Tengkleng Klewer, tak Lekang hingga Tiga Generasi
Ciri khas Tengkleng klewer adalah kuahnya yang tidak memakai santan.
REPUBLIKA.CO.ID,SOLO -- Sulastri, salah satu penjual tengkleng yang bertahan selama tiga generasi di Solo sejak 1940 an. Selama masih ada cerita yang lahir dari lidah para penikmat sajian olahan kambing, selama itu pulalah perjalanan tengkleng klewer.
Dulu, menurut Sulastri ide tengkleng lahir dari pemikiran neneknya. Neneknya berpikir dan memanfaatkan tulang-tulang kambing yang waktu itu belum selaku sekarang.
“Dulu nenek yang jualan keliling, ibunya ibu Edi, sedangkan sekarang saya generasi ke 3. Awalnya dari ibu Samiyem, Ediyem kemudian saya. Dulu itu tulang kambing tidak dibutuhkan, terus nenek coba-coba buat resep masakan sendiri. Alhamdulillah, ternyata laku terus sampe sekarang,” katanya pada Rabu (27/7/2022).
Nama tengkleng klewer sendiri menurut Sulastri atau kerap disapa Tri baru ada sejak ibunya menetap di daerah Sar Klewer tahun 1971. Namun, setelah kebakaran terjadi di pasar Klewer sekitar tahun 2014, kemudian warungnya pindah di sekitaran Masjid Agung Keraton Surakarta.
“Awalnya belum ada nama (warung tengklengnya) ketika dulu simbah buyut jualan berkeliling. Namun sejak ibunya berjualan menetap mulai dikasih nama sesuai dengan namanya,” katanya.

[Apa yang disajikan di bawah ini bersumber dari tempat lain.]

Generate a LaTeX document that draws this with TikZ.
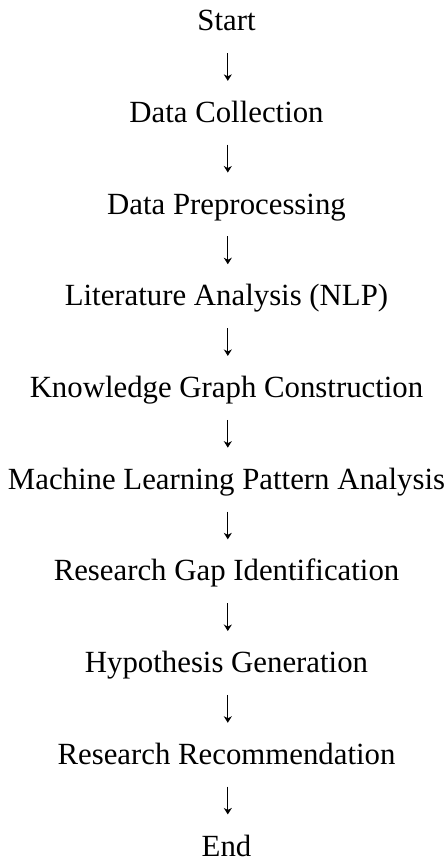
\documentclass[tikz,border=0pt]{standalone}
\usepackage{fontspec}
\setmainfont{Liberation Serif}
\usetikzlibrary{arrows.meta}
\begin{document}
\begin{tikzpicture}[x=1pt,y=1pt,
  lbl/.style={anchor=base, inner sep=0pt, font=\fontsize{30.8}{36}\selectfont},
  flowarrow/.style={line width=1.2pt, -{Stealth[length=6.5pt,width=8pt,inset=2pt]}}]
\useasboundingbox (0,0) rectangle (447,-861);
\node[lbl] (s0) at (226.5,-30.7) {Start};
\node[lbl] (s1) at (226.5,-122.4) {Data Collection};
\node[lbl] (s2) at (226.5,-214.1) {Data Preprocessing};
\node[lbl] (s3) at (226.5,-305.8) {Literature Analysis (NLP)};
\node[lbl] (s4) at (226.5,-397.5) {Knowledge Graph Construction};
\node[lbl] (s5) at (226.5,-489.2) {Machine Learning Pattern Analysis};
\node[lbl] (s6) at (226.5,-580.9) {Research Gap Identification};
\node[lbl] (s7) at (226.5,-672.6) {Hypothesis Generation};
\node[lbl] (s8) at (226.5,-764.3) {Research Recommendation};
\node[lbl] (s9) at (226.5,-856.0) {End};
\foreach \i/\b in {1/76.55,2/168.25,3/259.95,4/351.65,5/443.35,6/535.05,7/626.75,8/718.45,9/810.15}{
  \coordinate (t\i) at (227.8,-\b+23.5);
  \coordinate (h\i) at (227.8,-\b-4.3);
  \draw[flowarrow] (t\i) -- (h\i);
}
\end{tikzpicture}
\end{document}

Ciri khas Tengkleng klewer adalah kuahnya yang tidak memakai santan. Selain itu, Menurut Sri ia tetap konsisten menggunakan resep yang telah diciptakan oleh simbah buyutnya itu.
“Dari dulu memang tidak memakai santan, tidak tahu ya kalau di tempat lainnya. Pokoknya, resepnya tidak diubah. Proses memasaknya sendiri memerlukan waktu 2-3 jam an menggunakan arang, soalnya rasanya lebih sedap,” katanya.
Setiap harinya Sri mampu menjual setidaknya 30 kilogram tulang dan jeroan kambing. Selain itu ia hanya membuka warungnya selama tiga jam, mulai dari pukul 12.00 WIB hingga 15.00 WIB.
“Perhari bisa jual 4 panci, isinya ada 40 kepala dan tulangan erus jeroannya ada dagingnya ada sekitar 30 kg. Sedangkan untuk harganya per porsinya Rp 50 ribu, sedangkan kalau ada tambahan sum-sum dan otak nambah Rp 25 ribu,” katanya.
Menurut Agus Saparudin salah satu pengunjung asal Kudus mengatakan bahwa ia baru pertama kali mencoba tengkleng namun sudah menyukainya. Selain itu, ia mengatakan bahwa daging tengklengnya tidak alot bersama dengan kuah yang sedap.
“Mantab tengklengnya, padahal saya baru pertama kali mencoba (tengkleng). Dagingnya juga empuk sekali ketika digigit. Apalagi untuk kuahnya, rasanya ringan dan gurihnya mengena sekali,” katanya.